### Data for this task
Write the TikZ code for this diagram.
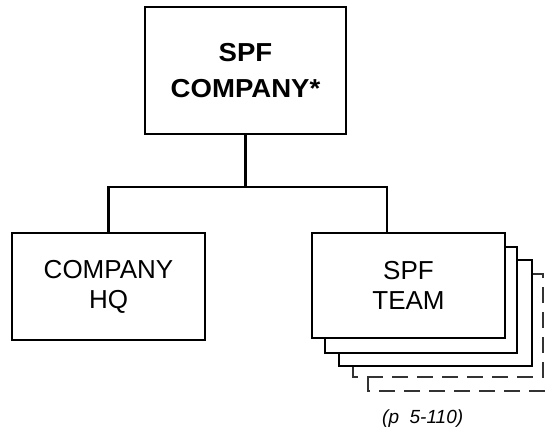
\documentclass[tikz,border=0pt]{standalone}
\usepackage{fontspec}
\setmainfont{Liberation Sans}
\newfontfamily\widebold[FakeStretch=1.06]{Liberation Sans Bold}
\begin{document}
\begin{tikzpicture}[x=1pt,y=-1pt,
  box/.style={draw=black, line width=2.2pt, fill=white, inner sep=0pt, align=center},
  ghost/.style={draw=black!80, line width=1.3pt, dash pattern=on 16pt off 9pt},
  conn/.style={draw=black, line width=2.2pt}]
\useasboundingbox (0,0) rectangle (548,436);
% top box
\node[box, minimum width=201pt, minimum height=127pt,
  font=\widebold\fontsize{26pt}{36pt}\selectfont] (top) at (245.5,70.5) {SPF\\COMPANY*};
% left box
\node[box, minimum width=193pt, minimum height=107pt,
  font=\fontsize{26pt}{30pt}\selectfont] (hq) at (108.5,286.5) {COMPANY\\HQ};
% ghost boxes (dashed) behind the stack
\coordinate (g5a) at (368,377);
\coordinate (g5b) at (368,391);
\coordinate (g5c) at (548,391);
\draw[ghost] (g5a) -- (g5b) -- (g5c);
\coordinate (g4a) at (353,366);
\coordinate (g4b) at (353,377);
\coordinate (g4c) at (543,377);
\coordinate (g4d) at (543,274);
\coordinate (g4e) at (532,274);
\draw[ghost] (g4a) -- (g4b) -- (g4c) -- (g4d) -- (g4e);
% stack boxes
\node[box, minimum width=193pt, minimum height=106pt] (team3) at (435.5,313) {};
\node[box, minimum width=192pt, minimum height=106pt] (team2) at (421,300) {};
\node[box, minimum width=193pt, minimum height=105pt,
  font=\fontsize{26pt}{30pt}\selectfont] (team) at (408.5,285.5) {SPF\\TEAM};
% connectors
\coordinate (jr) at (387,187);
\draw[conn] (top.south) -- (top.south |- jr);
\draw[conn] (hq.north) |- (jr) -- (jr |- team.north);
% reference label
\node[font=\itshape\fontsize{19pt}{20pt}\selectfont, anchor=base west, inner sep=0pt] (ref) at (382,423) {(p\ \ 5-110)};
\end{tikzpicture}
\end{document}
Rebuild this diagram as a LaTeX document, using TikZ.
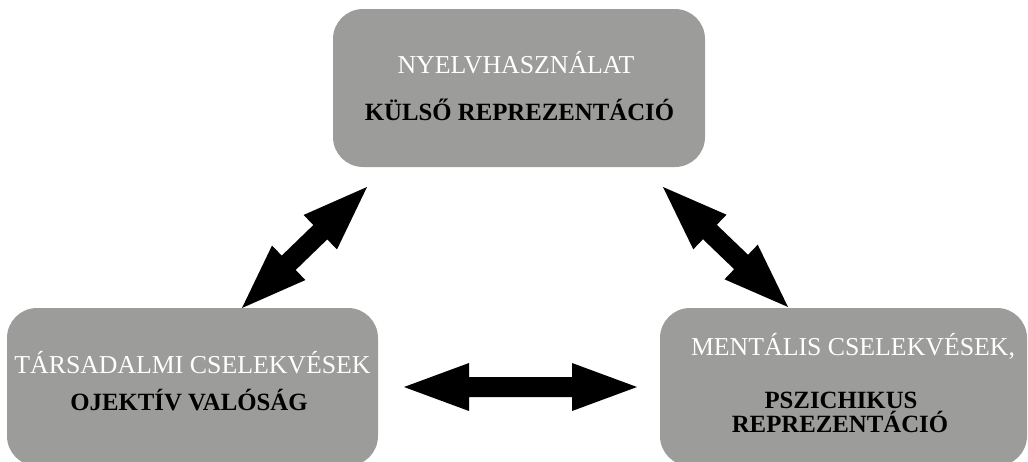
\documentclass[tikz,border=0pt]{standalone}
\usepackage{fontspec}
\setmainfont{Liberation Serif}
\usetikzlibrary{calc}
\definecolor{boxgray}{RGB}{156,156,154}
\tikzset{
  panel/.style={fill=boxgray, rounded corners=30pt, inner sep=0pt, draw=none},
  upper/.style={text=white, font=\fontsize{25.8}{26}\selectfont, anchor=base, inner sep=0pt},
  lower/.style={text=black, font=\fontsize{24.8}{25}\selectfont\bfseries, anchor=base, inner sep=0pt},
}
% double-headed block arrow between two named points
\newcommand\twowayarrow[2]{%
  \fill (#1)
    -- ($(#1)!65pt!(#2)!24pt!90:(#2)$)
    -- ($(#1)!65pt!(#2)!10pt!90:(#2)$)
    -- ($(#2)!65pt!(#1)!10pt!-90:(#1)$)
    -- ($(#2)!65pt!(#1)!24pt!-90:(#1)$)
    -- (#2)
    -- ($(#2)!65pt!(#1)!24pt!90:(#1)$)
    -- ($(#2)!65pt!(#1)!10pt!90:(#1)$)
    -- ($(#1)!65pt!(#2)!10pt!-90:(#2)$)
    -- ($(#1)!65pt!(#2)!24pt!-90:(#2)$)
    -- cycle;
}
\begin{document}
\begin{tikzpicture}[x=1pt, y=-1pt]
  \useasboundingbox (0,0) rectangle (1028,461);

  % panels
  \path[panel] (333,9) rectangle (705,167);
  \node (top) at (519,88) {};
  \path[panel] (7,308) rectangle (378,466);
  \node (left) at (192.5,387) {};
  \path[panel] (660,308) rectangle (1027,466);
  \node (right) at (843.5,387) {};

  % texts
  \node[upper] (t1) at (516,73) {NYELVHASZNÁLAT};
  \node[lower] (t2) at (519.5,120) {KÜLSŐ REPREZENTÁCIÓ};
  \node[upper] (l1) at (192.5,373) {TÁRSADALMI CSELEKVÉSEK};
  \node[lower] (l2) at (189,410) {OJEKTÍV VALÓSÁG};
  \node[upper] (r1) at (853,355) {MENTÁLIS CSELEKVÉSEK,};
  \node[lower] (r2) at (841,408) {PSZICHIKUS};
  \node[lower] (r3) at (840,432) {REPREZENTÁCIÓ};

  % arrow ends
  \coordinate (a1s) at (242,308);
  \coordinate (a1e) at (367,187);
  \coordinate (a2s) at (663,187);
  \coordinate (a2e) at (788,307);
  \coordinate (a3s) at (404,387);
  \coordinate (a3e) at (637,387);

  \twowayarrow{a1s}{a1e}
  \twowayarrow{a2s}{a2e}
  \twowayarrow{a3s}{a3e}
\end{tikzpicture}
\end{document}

### Stated problem
Make an exact copy of the data above, pictures excluded.

### Result of this exercise
Write the TikZ code for this diagram.
\documentclass[tikz,border=0pt]{standalone}
\usepackage{fontspec}
\setmainfont{Liberation Sans}
\newfontfamily\widebold[FakeStretch=1.06]{Liberation Sans Bold}
\begin{document}
\begin{tikzpicture}[x=1pt,y=-1pt,
  box/.style={draw=black, line width=2.2pt, fill=white, inner sep=0pt, align=center},
  ghost/.style={draw=black!80, line width=1.3pt, dash pattern=on 16pt off 9pt},
  conn/.style={draw=black, line width=2.2pt}]
\useasboundingbox (0,0) rectangle (548,436);
% top box
\node[box, minimum width=201pt, minimum height=127pt,
  font=\widebold\fontsize{26pt}{36pt}\selectfont] (top) at (245.5,70.5) {SPF\\COMPANY*};
% left box
\node[box, minimum width=193pt, minimum height=107pt,
  font=\fontsize{26pt}{30pt}\selectfont] (hq) at (108.5,286.5) {COMPANY\\HQ};
% ghost boxes (dashed) behind the stack
\coordinate (g5a) at (368,377);
\coordinate (g5b) at (368,391);
\coordinate (g5c) at (548,391);
\draw[ghost] (g5a) -- (g5b) -- (g5c);
\coordinate (g4a) at (353,366);
\coordinate (g4b) at (353,377);
\coordinate (g4c) at (543,377);
\coordinate (g4d) at (543,274);
\coordinate (g4e) at (532,274);
\draw[ghost] (g4a) -- (g4b) -- (g4c) -- (g4d) -- (g4e);
% stack boxes
\node[box, minimum width=193pt, minimum height=106pt] (team3) at (435.5,313) {};
\node[box, minimum width=192pt, minimum height=106pt] (team2) at (421,300) {};
\node[box, minimum width=193pt, minimum height=105pt,
  font=\fontsize{26pt}{30pt}\selectfont] (team) at (408.5,285.5) {SPF\\TEAM};
% connectors
\coordinate (jr) at (387,187);
\draw[conn] (top.south) -- (top.south |- jr);
\draw[conn] (hq.north) |- (jr) -- (jr |- team.north);
% reference label
\node[font=\itshape\fontsize{19pt}{20pt}\selectfont, anchor=base west, inner sep=0pt] (ref) at (382,423) {(p\ \ 5-110)};
\end{tikzpicture}
\end{document}
Rebuild this diagram as a LaTeX document, using TikZ.
\documentclass[tikz,border=0pt]{standalone}
\usepackage{fontspec}
\setmainfont{Liberation Serif}
\usetikzlibrary{calc}
\definecolor{boxgray}{RGB}{156,156,154}
\tikzset{
  panel/.style={fill=boxgray, rounded corners=30pt, inner sep=0pt, draw=none},
  upper/.style={text=white, font=\fontsize{25.8}{26}\selectfont, anchor=base, inner sep=0pt},
  lower/.style={text=black, font=\fontsize{24.8}{25}\selectfont\bfseries, anchor=base, inner sep=0pt},
}
% double-headed block arrow between two named points
\newcommand\twowayarrow[2]{%
  \fill (#1)
    -- ($(#1)!65pt!(#2)!24pt!90:(#2)$)
    -- ($(#1)!65pt!(#2)!10pt!90:(#2)$)
    -- ($(#2)!65pt!(#1)!10pt!-90:(#1)$)
    -- ($(#2)!65pt!(#1)!24pt!-90:(#1)$)
    -- (#2)
    -- ($(#2)!65pt!(#1)!24pt!90:(#1)$)
    -- ($(#2)!65pt!(#1)!10pt!90:(#1)$)
    -- ($(#1)!65pt!(#2)!10pt!-90:(#2)$)
    -- ($(#1)!65pt!(#2)!24pt!-90:(#2)$)
    -- cycle;
}
\begin{document}
\begin{tikzpicture}[x=1pt, y=-1pt]
  \useasboundingbox (0,0) rectangle (1028,461);

  % panels
  \path[panel] (333,9) rectangle (705,167);
  \node (top) at (519,88) {};
  \path[panel] (7,308) rectangle (378,466);
  \node (left) at (192.5,387) {};
  \path[panel] (660,308) rectangle (1027,466);
  \node (right) at (843.5,387) {};

  % texts
  \node[upper] (t1) at (516,73) {NYELVHASZNÁLAT};
  \node[lower] (t2) at (519.5,120) {KÜLSŐ REPREZENTÁCIÓ};
  \node[upper] (l1) at (192.5,373) {TÁRSADALMI CSELEKVÉSEK};
  \node[lower] (l2) at (189,410) {OJEKTÍV VALÓSÁG};
  \node[upper] (r1) at (853,355) {MENTÁLIS CSELEKVÉSEK,};
  \node[lower] (r2) at (841,408) {PSZICHIKUS};
  \node[lower] (r3) at (840,432) {REPREZENTÁCIÓ};

  % arrow ends
  \coordinate (a1s) at (242,308);
  \coordinate (a1e) at (367,187);
  \coordinate (a2s) at (663,187);
  \coordinate (a2e) at (788,307);
  \coordinate (a3s) at (404,387);
  \coordinate (a3e) at (637,387);

  \twowayarrow{a1s}{a1e}
  \twowayarrow{a2s}{a2e}
  \twowayarrow{a3s}{a3e}
\end{tikzpicture}
\end{document}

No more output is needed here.